Jiménez spent the 2018 season with the Single–A Lansing Lugnuts, transitioning to being a full-time relief pitcher, going 6–2 with 13 saves and a 3.84 ERA and 80 strikeouts over 63 1/3 innings (averaging 11.4 strikeouts per nine innings). He split the 2019 season between the High–A Dunedin Blue Jays and the DoubleA New Hampshire Fisher Cats, going a combined 7–3 with 10 saves and a 2.59 ERA and 90 strikeouts over 59 innings (averaging 14.2 strikeouts per nine innings).

===San Francisco Giants===
On December 12, 2019, Jiménez was selected by the San Francisco Giants in the 2019 Rule 5 draft. He made his major league debut on July 23, 2020, pitching a scoreless 1/3 inning against the Los Angeles Dodgers. In two games, he faced eight batters and allowed one run and three walks in 1 1/3 innings pitched. Jiménez was designated for assignment by San Francisco on July 30.

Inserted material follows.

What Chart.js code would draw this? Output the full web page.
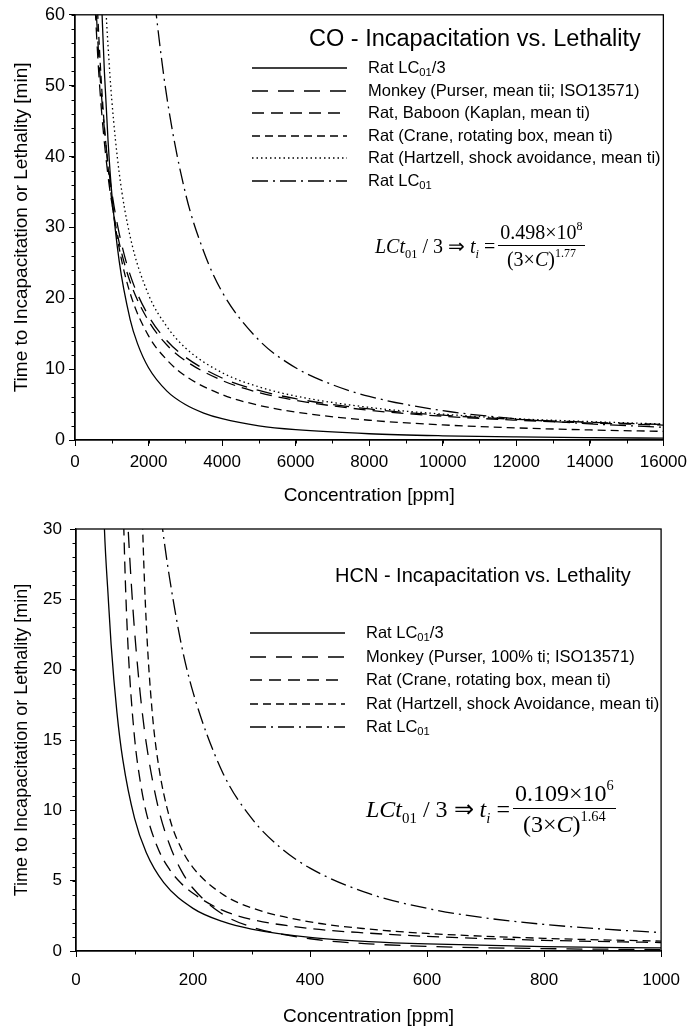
<!DOCTYPE html>
<html>
<head>
<meta charset="utf-8">
<script src="https://cdn.jsdelivr.net/npm/chart.js@4.4.1/dist/chart.umd.min.js"></script>
<style>
  html, body { margin: 0; padding: 0; background: #fff; }
  body { width: 693px; height: 1030px; position: relative; overflow: hidden;
         font-family: 'Liberation Sans', Arial, sans-serif; color: #000; }
  canvas { position: absolute; left: 0; }
  .ttl { position: absolute; white-space: nowrap; line-height: 1; }
  .legend { position: absolute; font-size: 16.5px; line-height: 1; }
  .legend .row { position: absolute; left: 0; white-space: nowrap; height: 18px; }
  .legend svg { position: absolute; left: 0; top: 4px; }
  .legend .lbl { position: absolute; left: 116px; top: 0; }
  .legend sub { font-size: 0.68em; vertical-align: -0.3em; line-height: 0; }
  .eq { position: absolute; font-family: 'Liberation Serif', 'Times New Roman', serif;
        white-space: nowrap; display: flex; align-items: center; line-height: 1.1; }
  .eq sub { font-size: 0.62em; vertical-align: -0.4em; line-height: 0; font-style: normal; }
  .eq i sub { font-style: italic; }
  .eq sup { font-size: 0.6em; vertical-align: 0.75em; line-height: 0; }
  .frac { display: inline-flex; flex-direction: column; align-items: center; margin-left: 3px; }
  .frac .num { border-bottom: 1.2px solid #000; padding: 0 2px 2px 2px; }
  .frac .den { padding-top: 2px; }
</style>
</head>
<body>
<canvas id="coChart" width="693" height="510" style="top:0;width:693px;height:510px"></canvas>
<canvas id="hcnChart" width="693" height="520" style="top:510px;width:693px;height:520px"></canvas>

<div class="ttl" style="left:309px;top:27px;font-size:23.5px">CO - Incapacitation vs. Lethality</div>
<div class="legend" id="coLegend" style="left:252px;top:59px"></div>
<div class="eq" id="coEq" style="left:375px;top:221px;font-size:20px">
  <span><i>LCt</i><sub>01</sub> / 3 ⇒ <i>t<sub>i</sub></i> =</span>
  <span class="frac"><span class="num">0.498×10<sup>8</sup></span><span class="den">(3×<i>C</i>)<sup>1.77</sup></span></span>
</div>

<div class="ttl" style="left:335px;top:565px;font-size:20px">HCN - Incapacitation vs. Lethality</div>
<div class="legend" id="hcnLegend" style="left:250px;top:624px"></div>
<div class="eq" id="hcnEq" style="left:366px;top:780px;font-size:24px">
  <span><i>LCt</i><sub>01</sub> / 3 ⇒ <i>t<sub>i</sub></i> =</span>
  <span class="frac"><span class="num">0.109×10<sup>6</sup></span><span class="den">(3×<i>C</i>)<sup>1.64</sup></span></span>
</div>

<script>
'use strict';

// ── CO DATA (concentration ppm -> time min) ──────────────────────
const coRatLc3X  = [700, 750, 800, 900, 1000, 1200, 1500, 1700, 2000, 2500, 3000, 3500, 4000, 5000, 6000, 8000, 10000, 12000, 14000, 16000];
const coRatLc3Y  = [65, 58.2, 51.9, 42.1, 34.8, 25.3, 17.0, 13.6, 10.2, 6.9, 5.0, 3.8, 3.0, 2.0, 1.46, 0.88, 0.59, 0.43, 0.33, 0.26];

const coMonkeyX  = [550, 583, 650, 750, 900, 1000, 1200, 1500, 2000, 2500, 3000, 4000, 5000, 6000, 8000, 10000, 12000, 14000, 16000];
const coMonkeyY  = [63.6, 60, 53.8, 46.7, 38.9, 35, 29.2, 23.3, 17.5, 14, 11.7, 8.75, 7.0, 5.83, 4.38, 3.5, 2.92, 2.5, 2.19];

const coKaplanX  = [550, 583, 650, 750, 900, 1000, 1200, 1500, 2000, 2500, 3000, 4000, 5000, 6000, 8000, 10000, 12000, 14000, 16000];
const coKaplanY  = [60.9, 57.5, 51.5, 44.7, 37.2, 33.5, 27.9, 22.3, 16.8, 13.4, 11.2, 8.4, 6.7, 5.6, 4.2, 3.35, 2.8, 2.4, 2.1];

const coCraneX   = [600, 620, 700, 800, 1000, 1200, 1500, 2000, 2500, 3000, 4000, 5000, 6000, 8000, 10000, 12000, 14000, 16000];
const coCraneY   = [62.4, 59.9, 51.9, 44.2, 33.8, 27.1, 20.7, 14.7, 11.3, 9.05, 6.4, 4.9, 3.94, 2.79, 2.13, 1.71, 1.42, 1.22];

const coHartzellX = [820, 850, 900, 1000, 1200, 1500, 2000, 2500, 3000, 4000, 5000, 6000, 8000, 10000, 12000, 14000, 16000];
const coHartzellY = [64, 60, 55.5, 48, 37.8, 28.7, 20.5, 16.0, 13.0, 9.5, 7.5, 6.2, 4.6, 3.65, 3.0, 2.6, 2.25];

const coLc01X    = [2100, 2200, 2500, 3000, 3500, 4000, 5000, 6000, 7000, 8000, 10000, 12000, 14000, 16000];
const coLc01Y    = [65.7, 60.5, 48.3, 34.9, 26.6, 20.9, 14.1, 10.2, 7.8, 6.15, 4.14, 3.0, 2.28, 1.8];

const coLabels = [
  'Rat LC<sub>01</sub>/3',
  'Monkey (Purser, mean tii; ISO13571)',
  'Rat, Baboon (Kaplan, mean ti)',
  'Rat (Crane, rotating box, mean ti)',
  'Rat (Hartzell, shock avoidance, mean ti)',
  'Rat LC<sub>01</sub>'
];

// ── HCN DATA ─────────────────────────────────────────────────────
const hcnRatLc3X = [45, 48.6, 55, 60, 70, 80, 100, 120, 150, 200, 250, 300, 400, 500, 600, 800, 1000];
const hcnRatLc3Y = [35.0, 30, 25.2, 21.8, 16.95, 13.6, 9.44, 7.0, 4.86, 3.03, 2.10, 1.56, 0.97, 0.67, 0.50, 0.31, 0.22];

const hcnMonkeyX = [85, 89, 95, 100, 110, 120, 140, 160, 180, 200, 250, 300, 400, 500, 600, 800, 1000];
const hcnMonkeyY = [33.5, 30.1, 25.8, 22.8, 18.2, 14.8, 10.3, 7.55, 5.71, 4.46, 2.63, 1.71, 0.87, 0.51, 0.33, 0.17, 0.10];

const hcnCraneX  = [80, 82, 85, 90, 100, 110, 120, 140, 160, 180, 200, 250, 300, 400, 500, 600, 800, 1000];
const hcnCraneY  = [33.1, 29.6, 25.5, 20.8, 15.2, 12.0, 9.86, 7.3, 5.79, 4.8, 4.1, 2.9, 2.25, 1.6, 1.27, 1.04, 0.76, 0.6];

const hcnHartzellX = [110, 114, 120, 130, 140, 160, 180, 200, 250, 300, 400, 500, 600, 800, 1000];
const hcnHartzellY = [37, 30, 23.4, 17.1, 13.5, 9.46, 7.29, 5.93, 4.05, 3.07, 2.07, 1.56, 1.25, 0.9, 0.7];

const hcnLc01X   = [140, 148, 160, 180, 200, 250, 300, 350, 400, 500, 600, 700, 800, 900, 1000];
const hcnLc01Y   = [32.9, 30, 26.5, 21.8, 18.4, 12.75, 9.44, 7.33, 5.89, 4.09, 3.03, 2.35, 1.89, 1.56, 1.31];

const hcnLabels = [
  'Rat LC<sub>01</sub>/3',
  'Monkey (Purser, 100% ti; ISO13571)',
  'Rat (Crane, rotating box, mean ti)',
  'Rat (Hartzell, shock Avoidance, mean ti)',
  'Rat LC<sub>01</sub>'
];

// ── LINE STYLES ──────────────────────────────────────────────────
const DASH = {
  solid:   [],
  long:    [16, 10],
  medium:  [12, 7],
  short:   [8, 5],
  dot:     [1.5, 3],
  dashDot: [16, 5, 2, 5]
};
const LINE_W = 1.3;
const FONT = "'Liberation Sans', Arial, sans-serif";

Chart.defaults.font.family = FONT;
Chart.defaults.color = '#000';

function pts(xs, ys) {
  return xs.map((x, i) => ({ x, y: ys[i] }));
}

function series(label, xs, ys, dash) {
  return {
    label: label.replace(/<\/?sub>/g, ''),
    data: pts(xs, ys),
    borderColor: '#000',
    borderWidth: LINE_W,
    borderDash: dash,
    pointRadius: 0,
    showLine: true,
    fill: false,
    cubicInterpolationMode: 'monotone'
  };
}

// ── MINOR TICKS + FRAME ──────────────────────────────────────────
const frameTicks = {
  id: 'frameTicks',
  afterDraw(chart, args, opts) {
    const { ctx, chartArea: a } = chart;
    ctx.save();
    ctx.strokeStyle = '#000';
    ctx.lineWidth = 1;
    ['x', 'y'].forEach(id => {
      const s = chart.scales[id];
      const step = opts[id];
      for (let v = s.min; v <= s.max + 1e-9; v += step) {
        const p = Math.round(s.getPixelForValue(v)) + 0.5;
        ctx.beginPath();
        if (id === 'x') { ctx.moveTo(p, a.bottom); ctx.lineTo(p, a.bottom + opts.len); }
        else { ctx.moveTo(a.left, p); ctx.lineTo(a.left - opts.len, p); }
        ctx.stroke();
      }
    });
    ctx.lineWidth = 1.3;
    ctx.strokeRect(a.left, a.top, a.right - a.left, a.bottom - a.top);
    ctx.restore();
  }
};

function axis(opt) {
  return {
    type: 'linear',
    min: opt.min,
    max: opt.max,
    border: { display: true, color: '#000', width: 1.3 },
    grid: { display: true, drawOnChartArea: false, drawTicks: true, tickLength: 6, tickColor: '#000', tickWidth: 1 },
    ticks: {
      stepSize: opt.step, autoSkip: false, maxRotation: 0, padding: opt.pad,
      font: { size: opt.tickSize }, color: '#000',
      callback: v => String(v)
    },
    title: { display: true, text: opt.title, font: { size: opt.titleSize }, padding: opt.titlePad, color: '#000' },
    afterFit(scale) {
      if (opt.width) scale.width = opt.width;
      if (opt.height) scale.height = opt.height;
    }
  };
}

function makeChart(id, datasets, cfg) {
  const ctx = document.getElementById(id).getContext('2d');
  return new Chart(ctx, {
    type: 'scatter',
    data: { datasets },
    options: {
      responsive: false,
      animation: false,
      devicePixelRatio: 1,
      layout: { padding: cfg.padding },
      plugins: {
        legend: { display: false },
        tooltip: { enabled: false },
        frameTicks: cfg.minor
      },
      scales: { x: axis(cfg.x), y: axis(cfg.y) }
    },
    plugins: [frameTicks]
  });
}

function buildLegend(elId, labels, dashes, rowGap) {
  const box = document.getElementById(elId);
  labels.forEach((lab, i) => {
    const row = document.createElement('div');
    row.className = 'row';
    row.style.top = (i * rowGap) + 'px';
    const dash = dashes[i].length ? dashes[i].join(' ') : 'none';
    row.innerHTML =
      '<svg width="95" height="10"><line x1="0" y1="5" x2="95" y2="5" stroke="#000" stroke-width="' + LINE_W +
      '" stroke-dasharray="' + dash + '"/></svg><span class="lbl">' + lab + '</span>';
    box.appendChild(row);
  });
}

// ── CO CHART ─────────────────────────────────────────────────────
const coDash = [DASH.solid, DASH.long, DASH.medium, DASH.short, DASH.dot, DASH.dashDot];
makeChart('coChart', [
  series(coLabels[0], coRatLc3X, coRatLc3Y, coDash[0]),
  series(coLabels[1], coMonkeyX, coMonkeyY, coDash[1]),
  series(coLabels[2], coKaplanX, coKaplanY, coDash[2]),
  series(coLabels[3], coCraneX, coCraneY, coDash[3]),
  series(coLabels[4], coHartzellX, coHartzellY, coDash[4]),
  series(coLabels[5], coLc01X, coLc01Y, coDash[5])
], {
  padding: { top: 13, right: 25, left: 0, bottom: 0 },
  minor: { x: 1000, y: 2, len: 3.5 },
  x: { min: 0, max: 16000, step: 2000, pad: 6, tickSize: 17, title: 'Concentration [ppm]', titleSize: 19,
       titlePad: { top: 0, bottom: 3 }, height: 70 },
  y: { min: 0, max: 60, step: 10, pad: 4, tickSize: 18, title: 'Time to Incapacitation or Lethality [min]', titleSize: 19,
       titlePad: { top: 10, bottom: 0 }, width: 75 }
});
buildLegend('coLegend', coLabels, coDash, 22.6);

// ── HCN CHART ────────────────────────────────────────────────────
const hcnDash = [DASH.solid, DASH.long, DASH.medium, DASH.short, DASH.dashDot];
makeChart('hcnChart', [
  series(hcnLabels[0], hcnRatLc3X, hcnRatLc3Y, hcnDash[0]),
  series(hcnLabels[1], hcnMonkeyX, hcnMonkeyY, hcnDash[1]),
  series(hcnLabels[2], hcnCraneX, hcnCraneY, hcnDash[2]),
  series(hcnLabels[3], hcnHartzellX, hcnHartzellY, hcnDash[3]),
  series(hcnLabels[4], hcnLc01X, hcnLc01Y, hcnDash[4])
], {
  padding: { top: 19, right: 24, left: 0, bottom: 0 },
  minor: { x: 100, y: 1, len: 3.5 },
  x: { min: 0, max: 1000, step: 200, pad: 13, tickSize: 17, title: 'Concentration [ppm]', titleSize: 19,
       titlePad: { top: 0, bottom: 2 }, height: 79 },
  y: { min: 0, max: 30, step: 5, pad: 8, tickSize: 17, title: 'Time to Incapacitation or Lethality [min]', titleSize: 18,
       titlePad: { top: 11, bottom: 0 }, width: 76 }
});
buildLegend('hcnLegend', hcnLabels, hcnDash, 23.5);
</script>
</body>
</html>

===Toronto Blue Jays (second stint)===
On August 2, 2020, Jiménez cleared waivers and was returned to the Toronto Blue Jays organization. He did not play in another game in 2020 due to the cancellation of the minor league season because of the COVID-19 pandemic.

On December 10, 2020, the Oakland Athletics selected Jiménez in the second round of the Rule 5 draft. He struggled to a 6.00 ERA with three strikeouts in three innings pitched across three spring training appearances.

On March 15, 2021, Jiménez was again returned to the Blue Jays organization and invited to spring training as a non-roster invitee. Jiménez spent the 2021 season with the Triple-A Buffalo Bisons. In 39 appearances for Buffalo, he went 3–3 with a 2.22 ERA and 79 strikeouts and 3 saves in 44 2/3 innings of work. On October 5, Jiménez elected free agency.

===Oakland Athletics===
On November 4, 2021, Jiménez signed a minor league contract with the Oakland Athletics. On April 7, 2022, the A's selected Jiménez's contract, adding him to their Opening Day roster. He made 34 appearances for Oakland in 2022, posting a 3–4 record and 3.41 ERA with 34 strikeouts and 11 saves across 34 1/3 innings pitched. His season ended on August 27 when he was placed on the injured list with a right shoulder strain.

He made 7 appearances for Oakland in 2023 before he was placed on the 60-day injured list with a right shoulder strain on April 19, 2023. On August 5, Jiménez was activated from the injured list. In 25 total games, he logged a 3.47 ERA with 21 strikeouts across 23 1/3 innings of work.

Jiménez made 25 appearances for Oakland in 2024, recording a 4.91 ERA with 25 strikeouts across 25 2/3 innings pitched. On November 22, 2024, the Athletics non–tendered Jiménez, making him a free agent.

===Sultanes de Monterrey===
On January 17, 2025, Jiménez signed a minor league contract with the Atlanta Braves. He was released by Atlanta prior to the start of the season on March 24.

On April 17, 2025, Jiménez signed with the Sultanes de Monterrey of the Mexican League. In seven appearances for Monterrey, he struggled to a 24.30 ERA with three strikeouts across 3 1/3 innings pitched. Jiménez was released by the Sultanes on May 13.

===Rieleros de Aguascalientes===
On May 17, 2025, Jiménez signed with the Rieleros de Aguascalientes of the Mexican League. In 18 appearances for Aguascalientes, he posted a 1–0 record and 7.56 ERA with 18 strikeouts across 16 2/3 innings pitched. Jiménez was released by the Rieleros on June 26.